Social Media Icons On Mobile Phone. Source: TFP File Photo

Florida Points To Disney Measure In Big Tech Battle

A federal appeals court Friday cleared the way for two Palm Beach County firefighters to pursue a lawsuit over being disciplined for Facebook posts.

With a federal appeals court poised to hear arguments Thursday in a battle about Florida’s attempt to crack down on large social-media companies, the state says newly passed legislation involving Walt Disney Co. short-circuited one of the issues in the case.

The legal fight centers on a 2021 law that targeted companies such as Facebook and Twitter over decisions to remove politicians and other users from the social-media platforms. The law placed restrictions on the companies and threatened penalties, but it also included an exemption shielding theme-park operators from the restrictions — an exemption designed to help Disney.

But during a special legislative session last week, lawmakers eliminated the theme-park exemption. That move, along with passage of another bill aimed at dissolving a special taxing district that benefits Disney, came after the entertainment giant clashed with Gov. Ron DeSantis and Republican lawmakers about new state prohibitions on teaching about gender identity and sexual orientation in public schools.

U.S. District Judge Robert Hinkle last year blocked the social-media law on First Amendment grounds, and a panel of the 11th U.S. Circuit Court of Appeals will hear the state’s appeal Thursday. In a filing Friday, an attorney for the state said the legislation eliminating the theme-park exemption (SB 6-C) removes that issue from the case.

“Since Florida has repealed the theme park exemption, plaintiffs’ arguments related to that provision of the act are moot,” the filing said.

But in a response filed Tuesday, an attorney for tech-industry groups that challenged the 2021 law (SB 7072) pointed to the First Amendment issues in the case, saying that “repealing the arbitrary carveout for theme parks does not cure the viewpoint discrimination that permeates SB 7072; it doubles down on it.”
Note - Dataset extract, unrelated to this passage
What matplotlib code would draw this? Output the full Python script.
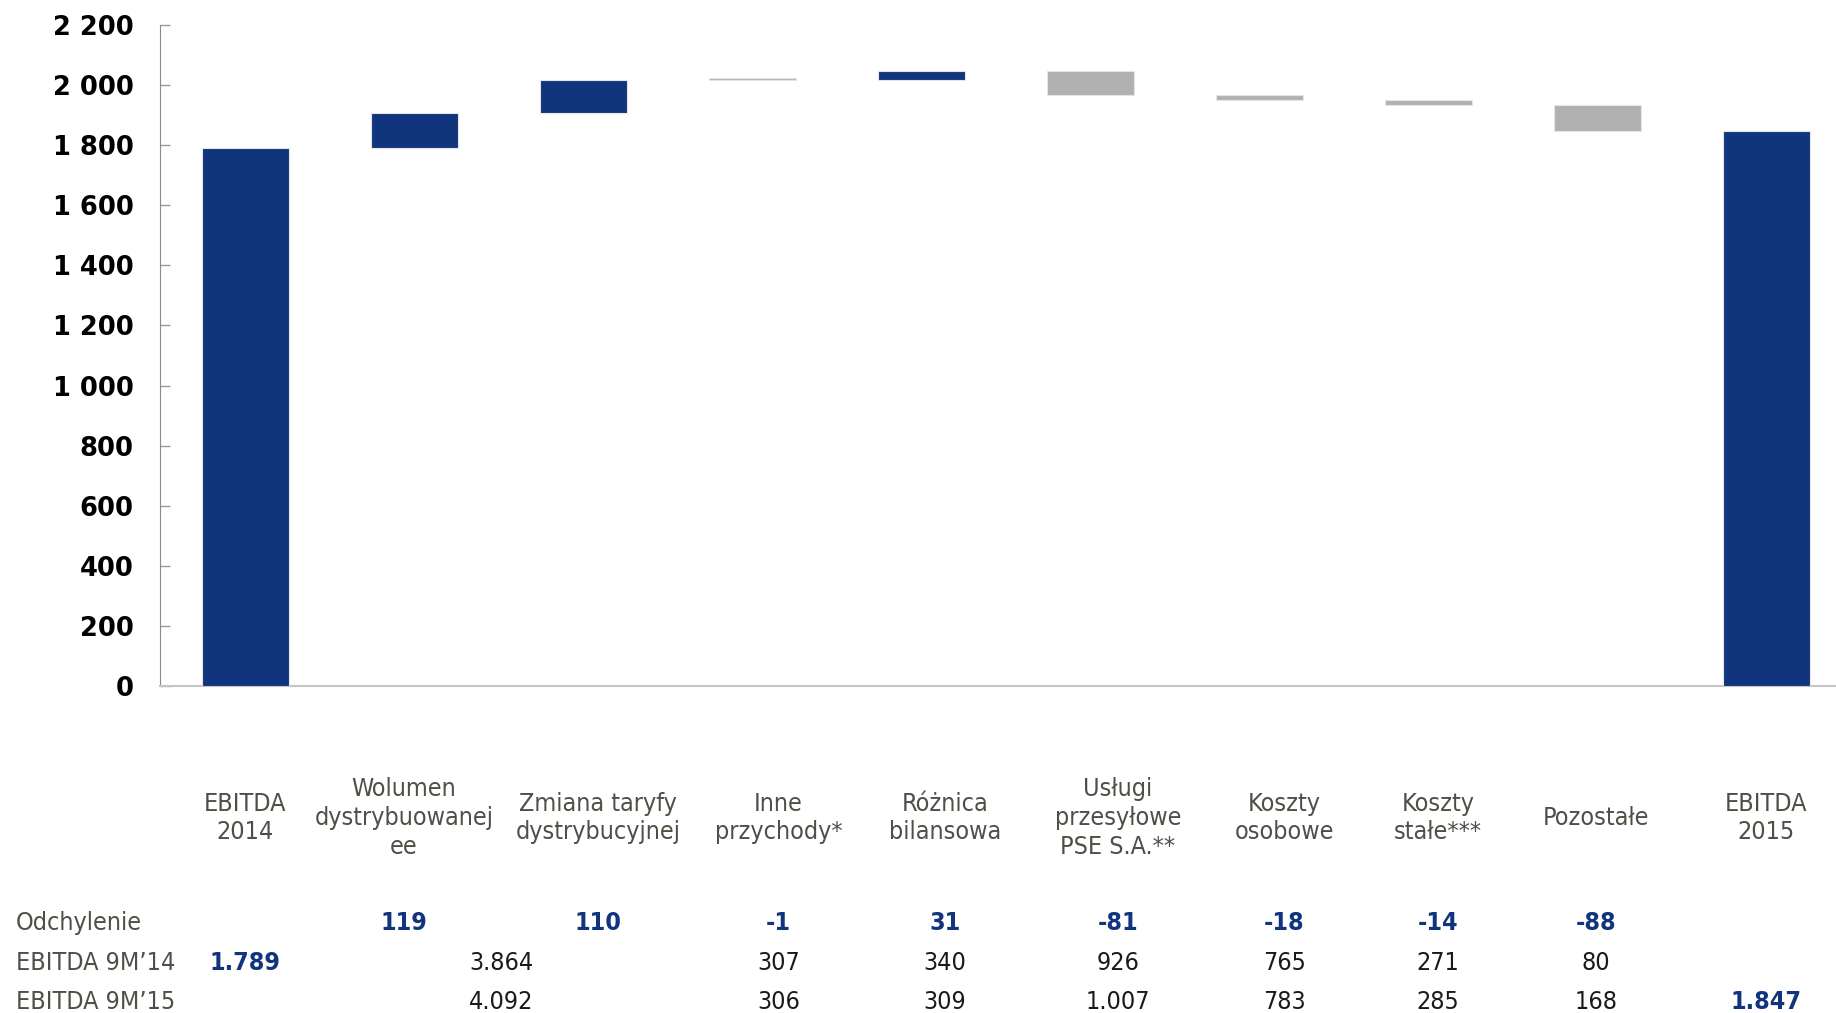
import numpy as np
import matplotlib
matplotlib.use("Agg")
import matplotlib.pyplot as plt
from matplotlib import font_manager

# ================= DATA =================
categories = ["EBITDA\n2014", "Wolumen\ndystrybuowanej\nee", "Zmiana taryfy\ndystrybucyjnej",
              "Inne\nprzychody*", "Różnica\nbilansowa", "Usługi\nprzesyłowe\nPSE S.A.**",
              "Koszty\nosobowe", "Koszty\nstałe***", "Pozostałe", "EBITDA\n2015"]
start_value = 1789
end_value = 1847
changes = [119, 110, -1, 31, -81, -18, -14, -88]

row_labels = ["Odchylenie", "EBITDA 9M’14", "EBITDA 9M’15"]
odchylenie = ["", "119", "110", "-1", "31", "-81", "-18", "-14", "-88", ""]
ebitda_9m14 = ["1.789", "", "", "307", "340", "926", "765", "271", "80", ""]
ebitda_9m15 = ["", "", "", "306", "309", "1.007", "783", "285", "168", "1.847"]
merged_14 = "3.864"   # spans columns 2-3
merged_15 = "4.092"

yticks = np.arange(0, 2201, 200)

# ================= STYLE =================
NAVY = "#10357C"
GRAY = "#B1B1B1"
LABEL_COL = "#4F4F47"
names = {f.name for f in font_manager.fontManager.ttflist}
NARROW = ["Liberation Sans Narrow"] if "Liberation Sans Narrow" in names else ["DejaVu Sans"]
TXT = dict(family=NARROW, fontstretch="condensed")

W, H = 1836, 1013
fig = plt.figure(figsize=(W / 100, H / 100), dpi=100)
ax = fig.add_axes([160 / W, 1 - 686 / H, 1 - 160 / W, (686 - 25) / H])

# ================= WATERFALL =================
n = len(categories)
x = np.arange(n)
bottoms, heights, colors = [0], [start_value], [NAVY]
level = start_value
for c in changes:
    if c >= 0:
        bottoms.append(level)
        heights.append(c)
        colors.append(NAVY)
    else:
        bottoms.append(level + c)
        heights.append(-c)
        colors.append(GRAY)
    level += c
bottoms.append(0)
heights.append(end_value)
colors.append(NAVY)

# very small moves still need a visible sliver
heights = [max(h, 8) for h in heights]
ax.bar(x, heights, bottom=bottoms, width=0.515, color=colors,
       edgecolor="#E4E4EC", linewidth=0.8, zorder=3)

ax.set_xlim(-0.505, 9.41)
ax.set_ylim(0, 2200)
ax.set_yticks(yticks)
ax.set_yticklabels([f"{v:,}".replace(",", " ") for v in yticks],
                   fontsize=18.5, fontweight="bold", family="DejaVu Sans")
ax.tick_params(axis="y", direction="in", length=7, width=1, color="#999999", pad=19)
ax.set_xticks([])
for s in ["top", "right"]:
    ax.spines[s].set_visible(False)
ax.spines["left"].set_color("#8A8A8A")
ax.spines["bottom"].set_color("#C4C4C4")
ax.spines["bottom"].set_linewidth(1.5)

# ================= LABELS / TABLE =================
col_x = [244.7, 404, 598.3, 778.6, 945, 1118, 1284.5, 1437.9, 1596, 1765.7]
for cx, lab in zip(col_x, categories):
    fig.text(cx / W, 1 - 818 / H, lab, ha="center", va="center", fontsize=18,
             color=LABEL_COL, linespacing=1.25, **TXT)

row_y = [923, 963, 1002]
for ry, lab in zip(row_y, row_labels):
    fig.text(16 / W, 1 - ry / H, lab, ha="left", va="center", fontsize=18,
             color=LABEL_COL, **TXT)

for cx, v in zip(col_x, odchylenie):
    if v:
        fig.text(cx / W, 1 - row_y[0] / H, v, ha="center", va="center", fontsize=18,
                 color=NAVY, fontweight="bold", **TXT)

for ry, row, merged in [(row_y[1], ebitda_9m14, merged_14), (row_y[2], ebitda_9m15, merged_15)]:
    for i, (cx, v) in enumerate(zip(col_x, row)):
        if not v:
            continue
        bold = i in (0, n - 1)
        fig.text(cx / W, 1 - ry / H, v, ha="center", va="center", fontsize=18,
                 color=NAVY if bold else "#1A1A1A",
                 fontweight="bold" if bold else "normal", **TXT)
    mx = (col_x[1] + col_x[2]) / 2
    fig.text(mx / W, 1 - ry / H, merged, ha="center", va="center", fontsize=18,
             color="#1A1A1A", **TXT)

fig.savefig("out.png", dpi=100)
“The retaliatory elimination of the Disney carveout underscores the state’s problematic intent, but does nothing to eliminate the broader problems with SB 7072, which continues to single out large social media platforms in an effort to target the perceived viewpoint of ‘Big Tech,’ while interfering with editorial discretion, compelling speech and discriminating on the basis of content and speaker,” said the filing on behalf of the industry groups NetChoice and the Computer & Communications Industry Association.

DeSantis led efforts last year to pass the social-media crackdown after Twitter and Facebook blocked former President Donald Trump from their platforms after Trump supporters stormed the U.S. Capitol on Jan. 6, 2021.

With DeSantis and Republican lawmakers accusing large social-media companies of censorship, the law sought to prevent the platforms from banning political candidates from their sites and to require companies to publish — and apply consistently — standards about issues such as banning users or blocking their content.

Companies could face penalties for violating restrictions in the law. For example, companies that remove political candidates from platforms could face fines of $250,000 a day for statewide candidates and $25,000 a day for other candidates.

But Hinkle in June issued a preliminary injunction against the law, calling it “riddled with imprecision and ambiguity.”

“The legislation now at issue was an effort to rein in social-media providers deemed too large and too liberal,” Hinkle wrote. “Balancing the exchange of ideas among private speakers is not a legitimate government interest.”

As part of the order, Hinkle took issue with the exemption for theme parks, saying the law “discriminates on its face among otherwise-identical speakers: between social-media providers that do or do not meet the legislation’s size requirements and are not under common ownership with a theme park.”

In a proclamation that added the theme-park exemption issue to last week’s special legislative session, DeSantis cited Hinkle’s ruling. In part, the proclamation said the exemption was “unnecessary to effectuate the law regulating social media platforms, and … the Legislature should make clear that Florida intends to continue to protect consumers from the arbitrary and inconsistent censorship of social media platforms in a viewpoint-neutral manner.”